All this before and after Trump.
Today the dramatic reversal is evident. The wounds of American democracy are now many, and most will be difficult to heal in the future. The “invasion of the Barbarians,” in the form of governance by an incoherent president and the circle of extremists surrounding him, has opened Pandora’s box in the now tragic United States.
The openly pro-Russian stance of the Trump administration in the Ukrainian issue, its convergence with the positions of the equally ruthless war criminal Putin, the recent genocide in Gaza with the decisive participation and responsibility of the United States, and most recently the crime of the American invasion of Iran — all these have achieved a kind of terrible “miracle.”
They have turned large parts of the world’s intellectual community and even traditional friends of America toward not merely latent but openly visible anti-Americanism and anti-Jewish sentiment. Fortunately, at least for now, not collectively against the American people or the State of Israel, but against the far-right and criminal leadership of both allies.
In the course of the growing wave of anger that appears to be emerging, great responsibility lies also with the intellectual class and the healthy political forces of the two countries.

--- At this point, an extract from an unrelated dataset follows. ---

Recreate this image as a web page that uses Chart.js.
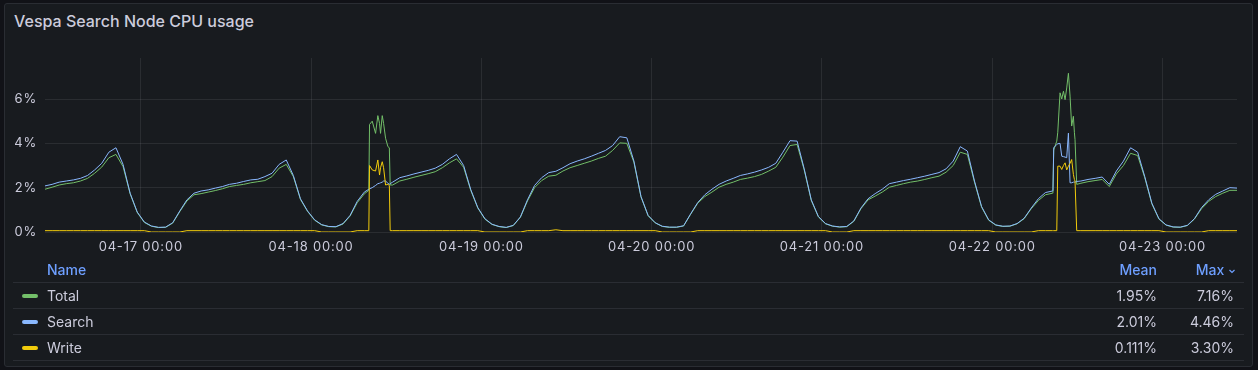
<!DOCTYPE html>
<html>
<head>
<meta charset="utf-8">
<script src="https://cdn.jsdelivr.net/npm/chart.js@4.4.1/dist/chart.umd.min.js"></script>
<style>
  body { margin: 0; background: #111217; font-family: Inter, sans-serif; }
  #panel { position: absolute; left: 4px; top: 3px; width: 1247px; height: 362px;
           background: #181b1f; border: 1px solid #2a2d33; border-radius: 3px; }
  #title { position: absolute; left: 14px; top: 11px; font-size: 16px; font-weight: 500;
           color: #ccccdc; line-height: 20px; }
  #wrap { position: absolute; left: 0; top: 0; width: 1258px; height: 260px; }
  #legend { position: absolute; left: 13px; top: 257px; width: 1231px; font-size: 14px; color: #ccccdc; }
  .row { position: relative; height: 26px; border-bottom: 1px solid #2a2d33; box-sizing: border-box; }
  .row span { position: absolute; top: 0; line-height: 25px; }
  .sw { position: absolute; left: 9px; top: 11px; width: 16px; height: 4px; border-radius: 2px; }
  .name { left: 34px; }
  .mean { right: 87px; }
  .max { right: 10px; }
  .head { color: #6e9fff; font-weight: 500; }
</style>
</head>
<body>
<div id="panel"></div>
<div id="title">Vespa Search Node CPU usage</div>
<div id="wrap"><canvas id="cpu"></canvas></div>
<div id="legend"></div>
<script>
// hourly samples, first one at 04-16 10:30 (hours counted from 04-16 00:00)
const startHour = 10.5;

const total = [
  1.93, 2.02, 2.12, 2.18, 2.22, 2.3, 2.42, 2.65, 2.93, 3.35,
  3.5, 2.95, 1.72, 0.88, 0.43, 0.26, 0.2, 0.21, 0.4, 0.92,
  1.4, 1.68, 1.73, 1.8, 1.87, 1.95, 2.05, 2.1, 2.15, 2.22,
  2.27, 2.32, 2.5, 2.88, 3.05, 2.5, 1.47, 0.93, 0.53, 0.32,
  0.24, 0.23, 0.36, 0.72, 1.32, 1.72, null, null, null, 2.12,
  2.3, 2.38, 2.47, 2.55, 2.63, 2.72, 2.9, 3.12, 3.3, 2.92,
  1.88, 1.08, 0.58, 0.34, 0.24, 0.2, 0.29, 0.66, 1.4, 2.0,
  2.32, 2.52, 2.56, 2.75, 2.9, 3.0, 3.1, 3.2, 3.32, 3.42,
  3.68, 4.02, 4.0, 3.15, 1.58, 0.73, 0.41, 0.25, 0.21, 0.21,
  0.27, 0.8, 1.3, 1.6, 1.8, 2.02, 2.15, 2.25, 2.37, 2.43,
  2.5, 2.6, 2.75, 2.92, 3.38, 3.9, 3.95, 2.8, 1.42, 0.68,
  0.37, 0.26, 0.22, 0.24, 0.48, 1.05, 1.45, 1.62, 1.8, 2.02,
  2.1, 2.18, 2.25, 2.3, 2.37, 2.45, 2.52, 2.7, 3.0, 3.6,
  3.5, 2.25, 1.12, 0.53, 0.31, 0.25, 0.26, 0.37, 0.6, 1.05,
  1.42, 1.68, 1.75, null, null, null, 2.2, 2.27, 2.32, 2.37,
  2.05, 2.62, 3.0, 3.55, 3.45, 2.45, 1.27, 0.58, 0.31, 0.22,
  0.21, 0.29, 0.58, 1.05, 1.38, 1.6, 1.75, 1.88, 1.88
];

const search = [
  2.08, 2.15, 2.25, 2.3, 2.35, 2.42, 2.55, 2.8, 3.1, 3.6,
  3.8, 3.05, 1.75, 0.9, 0.45, 0.27, 0.21, 0.22, 0.42, 0.95,
  1.45, 1.75, 1.85, 1.9, 1.98, 2.05, 2.15, 2.2, 2.28, 2.35,
  2.38, 2.5, 2.65, 3.05, 3.25, 2.55, 1.5, 0.95, 0.55, 0.33,
  0.25, 0.24, 0.38, 0.75, 1.38, 1.8, null, null, null, 2.25,
  2.45, 2.53, 2.62, 2.7, 2.78, 2.88, 3.05, 3.3, 3.5, 3.0,
  1.92, 1.1, 0.6, 0.35, 0.25, 0.21, 0.3, 0.68, 1.45, 2.1,
  2.45, 2.68, 2.74, 2.9, 3.08, 3.2, 3.3, 3.42, 3.55, 3.68,
  3.9, 4.3, 4.25, 3.2, 1.6, 0.75, 0.42, 0.26, 0.22, 0.22,
  0.28, 0.82, 1.33, 1.68, 1.93, 2.15, 2.3, 2.42, 2.55, 2.62,
  2.7, 2.8, 2.92, 3.1, 3.6, 4.12, 4.1, 2.85, 1.45, 0.7,
  0.38, 0.27, 0.23, 0.25, 0.5, 1.08, 1.5, 1.73, 1.93, 2.18,
  2.25, 2.32, 2.38, 2.45, 2.52, 2.6, 2.68, 2.85, 3.2, 3.85,
  3.65, 2.3, 1.15, 0.55, 0.32, 0.26, 0.27, 0.38, 0.62, 1.08,
  1.5, 1.78, 1.85, null, null, null, 2.3, 2.37, 2.42, 2.48,
  2.15, 2.75, 3.2, 3.8, 3.6, 2.5, 1.3, 0.6, 0.32, 0.23,
  0.22, 0.3, 0.6, 1.1, 1.45, 1.7, 1.85, 2.0, 1.98
];

const write = [
  0.06, 0.06, 0.06, 0.06, 0.06, 0.06, 0.06, 0.06, 0.06, 0.06,
  0.06, 0.06, 0.06, 0.06, 0.06, 0, 0, 0, 0, 0,
  0.06, 0.06, 0.06, 0.06, 0.06, 0.06, 0.06, 0.06, 0.06, 0.06,
  0.06, 0.06, 0.06, 0.06, 0.06, 0.06, 0.06, 0.06, 0.06, 0,
  0, 0, 0, 0, 0.06, 0.06, null, null, null, 0.06,
  0.06, 0.06, 0.06, 0.06, 0.06, 0.06, 0.06, 0.06, 0.06, 0.06,
  0.06, 0.06, 0, 0, 0, 0, 0, 0, 0.06, 0.06,
  0.06, 0.06, 0.1, 0.06, 0.06, 0.06, 0.06, 0.06, 0.06, 0.06,
  0.06, 0.06, 0.06, 0.06, 0.06, 0.06, 0.06, 0, 0, 0,
  0, 0, 0.06, 0.06, 0.06, 0.06, 0.06, 0.06, 0.06, 0.06,
  0.06, 0.06, 0.06, 0.06, 0.06, 0.06, 0.06, 0.06, 0.06, 0.06,
  0.06, 0, 0, 0, 0.06, 0.06, 0.06, 0.06, 0.06, 0.06,
  0.06, 0.06, 0.06, 0.06, 0.06, 0.06, 0.06, 0.06, 0.06, 0.06,
  0.06, 0.06, 0.06, 0.06, 0, 0, 0, 0, 0, 0,
  0.06, 0.06, 0.06, null, null, null, 0.06, 0.06, 0.06, 0.06,
  0.06, 0.06, 0.06, 0.06, 0.06, 0.06, 0.06, 0.06, 0, 0,
  0, 0, 0, 0, 0.06, 0.06, 0.06, 0.06, 0.06
];

// finer samples around the two write bursts (04-18 ~08:00 and 04-22 ~08:30)
const detailHours = [
  56.14, 56.24, 56.62, 57.09, 57.41, 57.65, 57.79, 58.03, 58.22, 58.5, 58.83, 59.03, 59.15,
  152.56, 152.67, 153.1, 153.24, 153.56, 153.8, 154.04, 154.27, 154.5, 154.74, 154.97, 155.2, 155.44, 155.58, 155.67, 155.91
];
const detailTotal = [
  1.88, 4.85, 5.0, 4.45, 5.25, 4.9, 4.45, 5.25, 4.9, 4.23, 3.85, 3.8, 2.12,
  1.77, 3.7, 4.1, 4.5, 6.28, 6.0, 6.35, 5.97, 6.5, 7.16, 6.13, 4.78, 5.22, 4.5, 4.17, 2.15
];
const detailSearch = [
  1.93, 1.95, 2.0, 2.1, 2.18, 2.2, 2.22, 2.25, 2.3, 2.3, 2.2, 2.15, 2.18,
  1.87, 3.8, 3.95, 3.98, 4.0, 3.42, 3.4, 3.38, 3.35, 4.46, 2.22, 2.22, 2.25, 2.25, 2.25, 2.28
];
const detailWrite = [
  0.06, 3.0, 2.8, 2.75, 3.25, 2.57, 2.9, 3.17, 2.9, 2.12, 2.15, 2.1, 0.06,
  0.06, 0.06, 0.06, 2.97, 2.97, 2.82, 3.0, 3.12, 2.8, 2.97, 3.1, 3.27, 2.6, 2.37, 2.3, 0.06
];

const seriesNames = ['Total', 'Search', 'Write'];
const seriesColors = ['#73bf69', '#8ab8ff', '#f2cc0c'];
const means = ['1.95%', '2.01%', '0.111%'];
const maxes = ['7.16%', '4.46%', '3.30%'];
const dayTicks = [24, 48, 72, 96, 120, 144, 168];

function points(base, detail) {
  const pts = [];
  base.forEach((v, i) => { if (v !== null) pts.push({ x: startHour + i, y: v }); });
  detail.forEach((v, i) => pts.push({ x: detailHours[i], y: v }));
  pts.sort((a, b) => a.x - b.x);
  return pts;
}

const grid = 'rgba(204,204,220,0.1)';
const txt = '#ccccdc';

// grafana spreads the axis text out a little
const spacing = {
  id: 'spacing',
  beforeDraw: chart => { chart.ctx.letterSpacing = '0.8px'; }
};

new Chart(document.getElementById('cpu'), {
  type: 'line',
  data: {
    datasets: [
      { label: 'Total', data: points(total, detailTotal), borderColor: seriesColors[0], order: 2 },
      { label: 'Search', data: points(search, detailSearch), borderColor: seriesColors[1], order: 1 },
      { label: 'Write', data: points(write, detailWrite), borderColor: seriesColors[2], order: 0 }
    ]
  },
  plugins: [spacing],
  options: {
    responsive: true,
    maintainAspectRatio: false,
    animation: false,
    parsing: false,
    layout: { padding: { top: 58, right: 21, bottom: 0, left: 0 } },
    elements: {
      line: { borderWidth: 1, tension: 0 },
      point: { radius: 0 }
    },
    plugins: { legend: { display: false }, tooltip: { enabled: false } },
    scales: {
      x: {
        type: 'linear',
        min: 10.5,
        max: 178.5,
        afterFit: s => { s.height = 28; },
        afterBuildTicks: s => { s.ticks = dayTicks.map(v => ({ value: v })); },
        border: { display: false },
        grid: { color: grid, drawTicks: false },
        ticks: {
          color: txt, font: { family: 'Inter', size: 13 }, padding: 7,
          autoSkip: false, maxRotation: 0,
          callback: v => '04-' + (16 + v / 24) + ' 00:00'
        }
      },
      y: {
        min: 0,
        max: 7.85,
        afterFit: s => { s.width = 45; },
        border: { display: false },
        grid: { color: grid, drawTicks: false },
        ticks: {
          stepSize: 2, includeBounds: false, padding: 8,
          color: txt, font: { family: 'Inter', size: 13 },
          callback: v => v + '%'
        }
      }
    }
  }
});

// legend table
const legend = document.getElementById('legend');
let html = '<div class="row"><span class="name head">Name</span><span class="mean head">Mean</span>' +
  '<span class="max head" style="right:8px">Max <svg width="8" height="8" viewBox="0 0 8 8" style="vertical-align:middle">' +
  '<path d="M1.5 3 L4 5.5 L6.5 3" stroke="#6e9fff" stroke-width="1.2" fill="none"/></svg></span></div>';
seriesNames.forEach((n, i) => {
  html += '<div class="row"><div class="sw" style="background:' + seriesColors[i] + '"></div>' +
    '<span class="name">' + n + '</span><span class="mean">' + means[i] + '</span>' +
    '<span class="max">' + maxes[i] + '</span></div>';
});
legend.innerHTML = html;
</script>
</body>
</html>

Take the example of the atrocity involving the killing of 168 children in Iran by the two allies. An unimaginable crime that, if it had occurred in California or Jerusalem, would have provoked a frenzy of reaction against the perpetrators. For the shattered little girls of Iran, however, there has still been no comparable outcry. Only formal condemnations and safe protests.
Should we assume that the headscarf which those Iranian girls were forced to wear even in their classrooms also played its role in the criminal silence of the “Christian” West — and indeed of humanity as a whole — before this new sacrilege? How else can we historically explain it?
Let Diotima attempt to interpret this largely incomprehensible stance of the international community, with the exceptions counted on the fingers of one hand.
Diotima’s Response
It is not the first time in history that global public opinion proves selectively sensitive.
When major powers or their allies are involved, even the most tragic events often become a manageable news item. Condemnation becomes routine, outrage limited, and memory short.
If such a massacre of children had occurred in a Western city — in California or in Jerusalem — the planet would have been shaken. Governments might have fallen, international organizations would have convened emergency sessions, and the media would have spoken for weeks about a crime against humanity.
But when the victims belong to a country considered an adversary or culturally distant, the same horror is reduced to a geopolitical footnote.
This is precisely what fuels the wave of anger you describe. Not only the actions of governments, but above all the hypocrisy of the international response. Humanity seems capable of mourning deeply for some children, while remaining awkwardly silent for others.
Here lies the responsibility of intellectuals and democratic forces: to remind the world that the value of human life has neither geography, nor religion, nor headscarf.
When this principle is forgotten, politics easily turns into cynicism — and silence becomes complicity.